Trailing by 13 points with 15 minutes and 39 seconds left to play in the second half against Loyola, the men’s basketball team passed the ball around the perimeter, searching for an open look.
Senior guard Tony Taylor grabbed possession, the shot clock ticking down. As Taylor looked for a quality shot, the backboard lit up with a familiar red glow as the clock expired. The Colonials turned the ball back over to Loyola, unable to post any points for the next three and a half minutes.
The failed play was indicative of the Colonials’ recent offensive struggles, shooting just 37.9 percent from the field Wednesday night. Over their last three games, all defeats, the Colonials have been shooting just an average of 38 percent from the floor. After beginning the season 4-1 and shooting nearly 46 percent from the field in their first five games, the Colonials (4-4) have struggled to find a consistent rhythm in recent contests, something head coach Mike Lonergan blames on a lack of offensive execution.
“Our lack of scoring ability worries me,” Lonergan said. “It’s really that the execution isn’t there.”
While the Colonials have found success scoring when running fast-breaks in transition from defense to offense, GW has been stymied by opposing defenses when running their offense in the half court.
A hallmark of the Colonials’ struggles is evident in Taylor’s play. The guard started the season averaging just over 20 points a game in his first three contests, but his offensive production has dropped off as he finds his legs in Lonergan’s system, averaging just 11 points – but five assists – over the past three games.
Taylor has stepped into a more traditional point guard role in Lonegan’s offense, serving as the team’s strongest playmaker and facilitator, taking fewer shots and finding teammates more often in the passing lanes. But the adjustment takes the biggest key out of the team’s offense, the Colonials now lacking a consistent shooter. Taylor’s transition from hot-handed shooter to focused director of GW’s attack seems to be stalling offensive production across the roster, but Lonergan doesn’t see the shift as the problem: He’s looking for his team to put more effort into answering the shooting holes.
“We’re searching for some answers,” Lonergan said. “It’s a long season, so hopefully these guys will stick together and we’ll start doing a better job.”
With the Colonials recent struggles on the offensive end, Lonergan has cited a desire to run more of a fast paced transition offense rather than setting up plays in the half court. But a lack of effective rebounding stalls GW’s approach, limiting it from being effective in transition.
The Colonials have been outrebounded by opponents by 23 boards on the season, and can’t take advantage of their size on the low post. Junior guard Lasan Kromah, not one of the team’s big men, is the team’s top rebounder.
But even more telling, says Lonergan, is the inability of his team to make it to the free throw line. Again, the coach said, it demonstrates a lack of an ability to convert on the low post.

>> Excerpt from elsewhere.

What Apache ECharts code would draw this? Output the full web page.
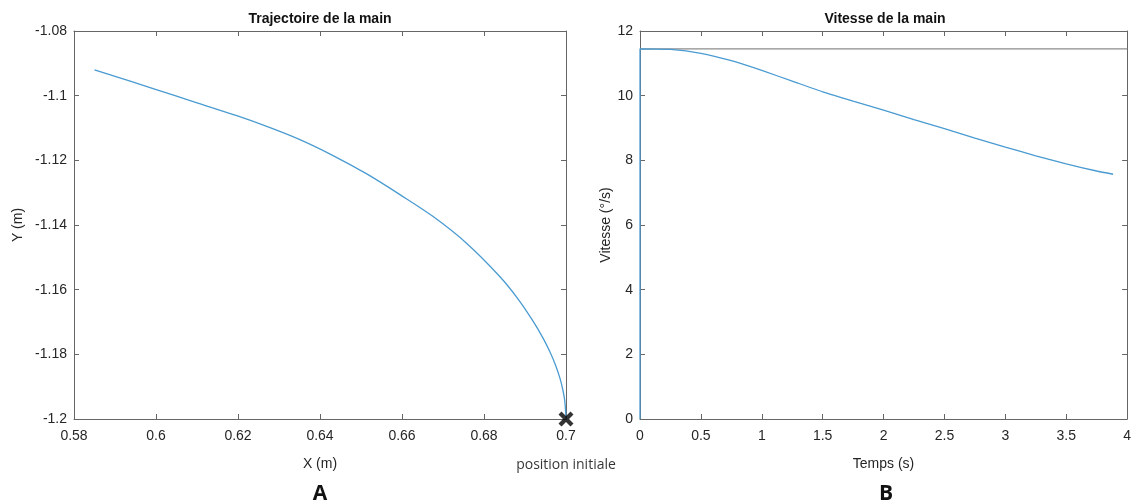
<!DOCTYPE html>
<html>
<head>
<meta charset="utf-8">
<script src="https://cdn.jsdelivr.net/npm/echarts@6/dist/echarts.min.js"></script>
<style>
  html, body { margin: 0; padding: 0; background: #fff; }
  #main { width: 1134px; height: 504px; }
</style>
</head>
<body>
<div id="main"></div>
<script>
// A : trajectoire de la main (X, Y en m)
var trajX = [0.585, 0.5993, 0.61, 0.6197, 0.627, 0.6351, 0.6433, 0.6514, 0.6595, 0.6676, 0.6758, 0.6839, 0.6885, 0.692, 0.6945, 0.6961, 0.6975, 0.6985, 0.6992, 0.6997, 0.7];
var trajY = [-1.092, -1.0978, -1.1022, -1.1062, -1.1095, -1.1136, -1.1186, -1.1242, -1.1306, -1.1374, -1.1457, -1.1560, -1.1632, -1.1698, -1.1752, -1.1793, -1.1835, -1.1873, -1.1908, -1.1944, -1.2];
var startX = [0.7];
var startY = [-1.2];

// B : vitesse de la main (temps en s, vitesse en °/s)
var temps = [0, 0, 0.25, 0.5, 0.75, 1.0, 1.25, 1.5, 1.75, 2.0, 2.25, 2.5, 2.75, 3.0, 3.25, 3.5, 3.75, 3.885];
var vitesse = [0, 11.45, 11.43, 11.31, 11.08, 10.78, 10.45, 10.12, 9.83, 9.55, 9.26, 8.98, 8.69, 8.41, 8.14, 7.89, 7.67, 7.57];
var refT = [0, 4];
var refV = [11.45, 11.45];

var FONT = '"Liberation Sans", Arial, sans-serif';
var AXIS_COL = '#666';
var TEXT_COL = '#262626';

function pairs(a, b) {
  return a.map(function (v, i) { return [v, b[i]]; });
}

function valueAxis(grid, pos, min, max, interval, name, gap, labels) {
  return {
    type: 'value', gridIndex: grid, position: pos,
    min: min, max: max, interval: interval,
    name: labels ? name : '', nameLocation: 'middle', nameGap: gap,
    nameTextStyle: { fontFamily: FONT, fontSize: 14, color: TEXT_COL },
    axisLine: { show: true, onZero: false, lineStyle: { color: AXIS_COL, width: 1 } },
    axisTick: { show: true, inside: true, length: 5, lineStyle: { color: AXIS_COL } },
    axisLabel: { show: labels, fontFamily: FONT, fontSize: 14, color: TEXT_COL,
                 margin: pos === 'bottom' ? 10 : 7 },
    splitLine: { show: false }
  };
}

var chart = echarts.init(document.getElementById('main'));

var option = {
  animation: false,
  backgroundColor: '#fff',
  grid: [
    { left: 74, right: 568, top: 31, height: 388 },
    { left: 640, right: 3, top: 31, height: 388 }
  ],
  xAxis: [
    valueAxis(0, 'bottom', 0.58, 0.7, 0.02, 'X (m)', 38, true),
    valueAxis(0, 'top', 0.58, 0.7, 0.02, '', 0, false),
    valueAxis(1, 'bottom', 0, 4, 0.5, 'Temps (s)', 38, true),
    valueAxis(1, 'top', 0, 4, 0.5, '', 0, false)
  ],
  yAxis: [
    valueAxis(0, 'left', -1.2, -1.08, 0.02, 'Y (m)', 49, true),
    valueAxis(0, 'right', -1.2, -1.08, 0.02, '', 0, false),
    valueAxis(1, 'left', 0, 12, 2, 'Vitesse (°/s)', 19, true),
    valueAxis(1, 'right', 0, 12, 2, '', 0, false)
  ],
  series: [
    {
      type: 'line', xAxisIndex: 0, yAxisIndex: 0,
      data: pairs(trajX, trajY), smooth: 0.35, showSymbol: false,
      lineStyle: { color: '#4a9bd1', width: 1.3 }
    },
    {
      type: 'scatter', xAxisIndex: 0, yAxisIndex: 0, clip: false, z: 10,
      data: pairs(startX, startY),
      symbol: 'path://M2,0 L5,3 L8,0 L10,2 L7,5 L10,8 L8,10 L5,7 L2,10 L0,8 L3,5 L0,2 Z',
      symbolSize: 15,
      itemStyle: { color: '#000' },
      label: {
        show: true, position: 'bottom', distance: 32,
        formatter: 'position initiale',
        fontFamily: '"Open Sans", "Noto Sans", sans-serif', fontSize: 14, color: '#000'
      }
    },
    {
      type: 'line', xAxisIndex: 2, yAxisIndex: 2,
      data: pairs(refT, refV), showSymbol: false,
      lineStyle: { color: '#8c8c8c', width: 1.3 }
    },
    {
      type: 'line', xAxisIndex: 2, yAxisIndex: 2,
      data: pairs(temps, vitesse), smooth: 0.2, showSymbol: false,
      lineStyle: { color: '#4a9bd1', width: 1.3 }
    }
  ],
  graphic: [
    { type: 'text', x: 320, y: 19, style: { text: 'Trajectoire de la main', font: 'bold 14px ' + FONT, fill: '#111', align: 'center', verticalAlign: 'middle' } },
    { type: 'text', x: 885, y: 19, style: { text: 'Vitesse de la main', font: 'bold 14px ' + FONT, fill: '#111', align: 'center', verticalAlign: 'middle' } },
    { type: 'text', x: 320, y: 494, style: { text: 'A', font: 'bold 21px "Open Sans", "Noto Sans", sans-serif', fill: '#111', align: 'center', verticalAlign: 'middle' } },
    { type: 'text', x: 886, y: 494, style: { text: 'B', font: 'bold 21px "Open Sans", "Noto Sans", sans-serif', fill: '#111', align: 'center', verticalAlign: 'middle' } }
  ]
};

chart.setOption(option);
</script>
</body>
</html>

“That’s probably the most telling stat of our season right now, is the lack of free throw attempts,” Lonergan said. “We really tried to stress that the other day, we have three of five starters who don’t have double figure free throw attempts.”
As Lonergan prepared to leave the Smith Center and again hit the road with his team, he was clear about one thing: The key to repairing its offensive woes lies in effort. It’s time, the coach said, for the Colonials to look within and fight to improve their play.
It’s going to take a team effort to rebuild a potent offense, Lonergan said.
“Really, it’s heart and effort,” Lonergan said.